Not too much. This is pretty clear. Eat what you need, don't eat out of boredom or for emotional reasons. Eat good food that you enjoy, and you'll find yourself satisfied with less.

Mostly plants. Pollan's not a vegetarian, but he does eat less meat now than he did before he started researching. I don't have anything against meat eating (one of my top favorite foods is bacon), but it's true that the western diet is much heavier on meat than it needs to be. If you follow Pollan's lead and try to only eat organic, well-fed (not grain-stuffed), and humainly-killed animals, you'd almost have to eat less meat just for cost reasons.

He also talks a lot about nutritionism - the assumption that food is just made up of chemical parts and if we get the right blend it's okay, even if we've added in nutrients to replace that which our processing took out. There is very little science so far about how all the nutrients that make up an apple, say, or a slice of bread, work together. An example he gives is baby formula: there are some very, very good ones out there now that provide quite well for a child's needs, but even the best formula doesn't quite replicate the perfect nutritional balance found in breast milk.

Our culture is falling in love with nutritionism right now: every week a new study comes out touting the new big discovery - it's antioxidents that's the key. No, wait, it's omega-3s. Saturated fats are the worst thing. Nope, caffeine is even is worse. Break out the wheaties: it's more dietary fiber that you need.

You'll see a lot of examples of nutrients being added back into processed foods. They bleached the flour for the bread, which leached all the nutrients out. Soon they realized that people were suffering from vitamin D deficiencies, so they added vitamin D to bread. But that bread will never be as good for you as a loaf made from a non-bleached flour that never had the vitamin D removed in the first place.

Here is an article Michael Pollan wrote that sums up In Defense of Food much better than I can.

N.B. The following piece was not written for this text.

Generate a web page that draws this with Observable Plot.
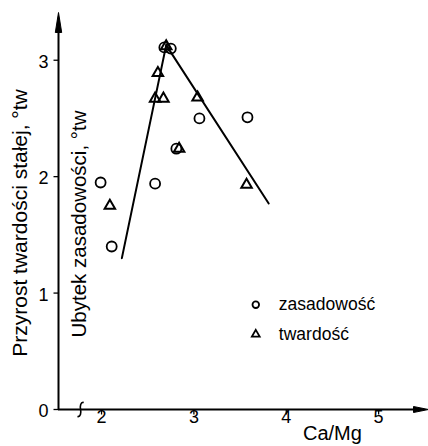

And as for what this all means for me? It doesn't mean I want to switch to an all-organic, all whole-food diet, but it does make me want to take more care about what I'm putting in my body. It takes a great level of dedication to fully adopt all Pollan's suggestions, and it's not all that practical for me even if I did have the dedication (seeing as I share kitchen space and some meals with the rest of my family, and we do eat fairly well to start with since we have a large garden and eat fresh and canned foods from it all year.) But this book has raised my level of awareness and made me more conscious of the processed foods that I do eat. I won't be following the latest food trends or worrying excessively about the nutritional qualities of what I eat ... I'll just be, to the best of my little abilities, eating food.
Worrying so much about food can't be good for your health. (Paul Rozin)

What nutritionism sees when it looks at the French paradox is a lot of slender French people eating gobs of saturated fat washed down with wine. What it fails to see is a people with a completely different relationship to food than we have.